How to make everyone hate you, by Extinction Rebellion
DO you have an important point to make but want to get it across in a way that makes everyone think you’re an absolute wanker? Follow these tips.
Be completely tone deaf about important events
Making a statement is important, so do something you know will piss off a massive amount of people, like messing about with Remembrance events. You’ll make people who might have been sympathetic hate your cause, but it’s worth it to feel super-edgy.
Include something annoying like circus skills
To add an extra element of annoyance to the bridge you’ve closed in the middle of a busy day, get some jugglers and clowns involved.
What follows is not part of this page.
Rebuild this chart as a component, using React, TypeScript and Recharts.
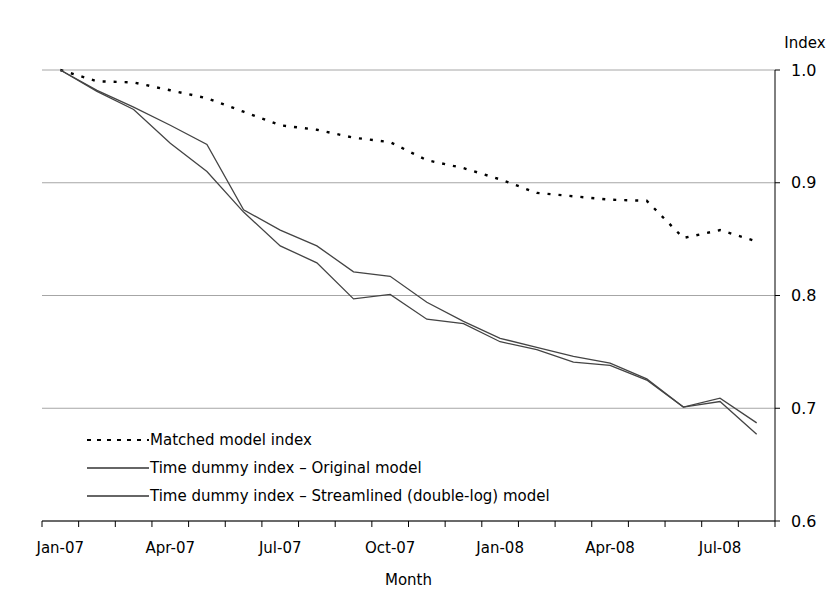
import { CartesianGrid, Legend, Line, LineChart, XAxis, YAxis } from "recharts"

const MONTHS = [
  "Jan-07", "Feb-07", "Mar-07", "Apr-07", "May-07", "Jun-07", "Jul-07", "Aug-07", "Sep-07", "Oct-07",
  "Nov-07", "Dec-07", "Jan-08", "Feb-08", "Mar-08", "Apr-08", "May-08", "Jun-08", "Jul-08", "Aug-08",
]

const MATCHED = [
  1.0, 0.99, 0.989, 0.982, 0.975, 0.963, 0.951, 0.947, 0.94, 0.936,
  0.92, 0.913, 0.903, 0.891, 0.888, 0.885, 0.884, 0.851, 0.858, 0.848,
]

const ORIGINAL = [
  1.0, 0.982, 0.967, 0.951, 0.934, 0.876, 0.858, 0.844, 0.821, 0.817,
  0.794, 0.777, 0.762, 0.754, 0.746, 0.74, 0.726, 0.701, 0.709, 0.687,
]

const STREAMLINED = [
  1.0, 0.981, 0.965, 0.935, 0.91, 0.874, 0.844, 0.829, 0.797, 0.801,
  0.779, 0.775, 0.759, 0.752, 0.741, 0.738, 0.725, 0.701, 0.706, 0.677,
]

const Y_TICKS = [0.6, 0.7, 0.8, 0.9, 1.0]

const data = MONTHS.map((month, i) => ({
  month,
  matched: MATCHED[i],
  original: ORIGINAL[i],
  streamlined: STREAMLINED[i],
}))

const FONT = "'DejaVu Sans', sans-serif"
const WIDTH = 837
const HEIGHT = 607
const LEFT = 42
const Y_AXIS_W = 62
const PLOT_W = WIDTH - LEFT - Y_AXIS_W
const STEP = PLOT_W / MONTHS.length

// Excel style: tick marks sit between categories, labels every quarter
function MonthTick({ x, y, payload, index }: any) {
  const last = index === MONTHS.length - 1
  return (
    <g>
      <line x1={x - STEP / 2} x2={x - STEP / 2} y1={y} y2={y + 6} stroke="#000" />
      {last && <line x1={x + STEP / 2} x2={x + STEP / 2} y1={y} y2={y + 6} stroke="#000" />}
      {index % 3 === 0 && (
        <text x={x} y={y + 32} textAnchor="middle" fontSize={15} fontFamily={FONT} fill="#000">
          {payload.value}
        </text>
      )}
    </g>
  )
}

const LEGEND_ITEMS = [
  { label: "Matched model index", dash: "4 6", width: 2.2, color: "#000" },
  { label: "Time dummy index \u2013 Original model", dash: undefined, width: 1.3, color: "#333" },
  { label: "Time dummy index \u2013 Streamlined (double-log) model", dash: undefined, width: 1.3, color: "#333" },
]

function ChartLegend() {
  return (
    <div style={{ fontFamily: FONT, fontSize: 15, color: "#000" }}>
      {LEGEND_ITEMS.map((item) => (
        <div key={item.label} style={{ display: "flex", alignItems: "center", height: 28 }}>
          <svg width={62} height={10}>
            <line x1={0} x2={62} y1={5} y2={5} stroke={item.color} strokeWidth={item.width} strokeDasharray={item.dash} />
          </svg>
          <span style={{ marginLeft: 1 }}>{item.label}</span>
        </div>
      ))}
    </div>
  )
}

export default function App() {
  return (
    <div style={{ position: "absolute", left: 0, top: 0, width: WIDTH, height: HEIGHT, background: "#fff" }}>
      <LineChart width={WIDTH} height={HEIGHT} data={data} margin={{ top: 70, right: 0, bottom: 0, left: LEFT }}>
        <CartesianGrid vertical={false} stroke="#a6a6a6" />
        <XAxis
          dataKey="month"
          scale="band"
          height={86}
          interval={0}
          tickSize={0}
          tickMargin={0}
          tickLine={false}
          axisLine={{ stroke: "#000" }}
          tick={<MonthTick />}
          label={{ value: "Month", position: "insideBottom", offset: 22, fontSize: 15, fontFamily: FONT, fill: "#000" }}
        />
        <YAxis
          orientation="right"
          width={Y_AXIS_W}
          domain={[0.6, 1.0]}
          ticks={Y_TICKS}
          tickFormatter={(v: number) => v.toFixed(1)}
          tickSize={5}
          tickMargin={11}
          axisLine={{ stroke: "#000" }}
          tickLine={{ stroke: "#000" }}
          tick={{ fontSize: 16, fontFamily: FONT, fill: "#000" }}
          label={{
            content: () => (
              <text x={805} y={48} textAnchor="middle" fontSize={15} fontFamily={FONT} fill="#000">
                Index
              </text>
            ),
          }}
        />
        <Legend
          layout="horizontal"
          align="center"
          verticalAlign="middle"
          content={<ChartLegend />}
          wrapperStyle={{ position: "absolute", left: 87, top: 426, width: 520 }}
        />
        <Line
          dataKey="matched"
          name="Matched model index"
          stroke="#000"
          strokeWidth={2.4}
          strokeDasharray="3 8"
          dot={false}
          isAnimationActive={false}
        />
        <Line
          dataKey="original"
          name="Time dummy index – Original model"
          stroke="#444"
          strokeWidth={1.3}
          dot={false}
          isAnimationActive={false}
        />
        <Line
          dataKey="streamlined"
          name="Time dummy index – Streamlined (double-log) model"
          stroke="#444"
          strokeWidth={1.3}
          dot={false}
          isAnimationActive={false}
        />
      </LineChart>
    </div>
  )
}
Nothing gives people trying to get to the office less joy than seeing some hippies attempting circus skills.
Make ordinary people’s lives incredibly inconvenient
We’ve figured out that the best way to make the public detest us is to increase the amount of hassle in their already-stressful lives. We want people to use public transport, so we glue ourselves to trains so they can’t get to work. Makes perfect sense, right?
Be pretentious and po-faced
Even if your cause is very serious, you can win sympathy by having a sense of humour about it. So don’t and instead send your ‘performance artivist troupe’ out in disturbing masks and costumes to terrify people trying to have a nice time at the beach.
Enjoy how f**king annoying you are
‘Yes, that’s the point’ we reply when people tell us we’re annoying. And then when this makes people angrier, we enjoy it even more. Looking like you’re having a whale of a time pissing people off really gets the environmental message across.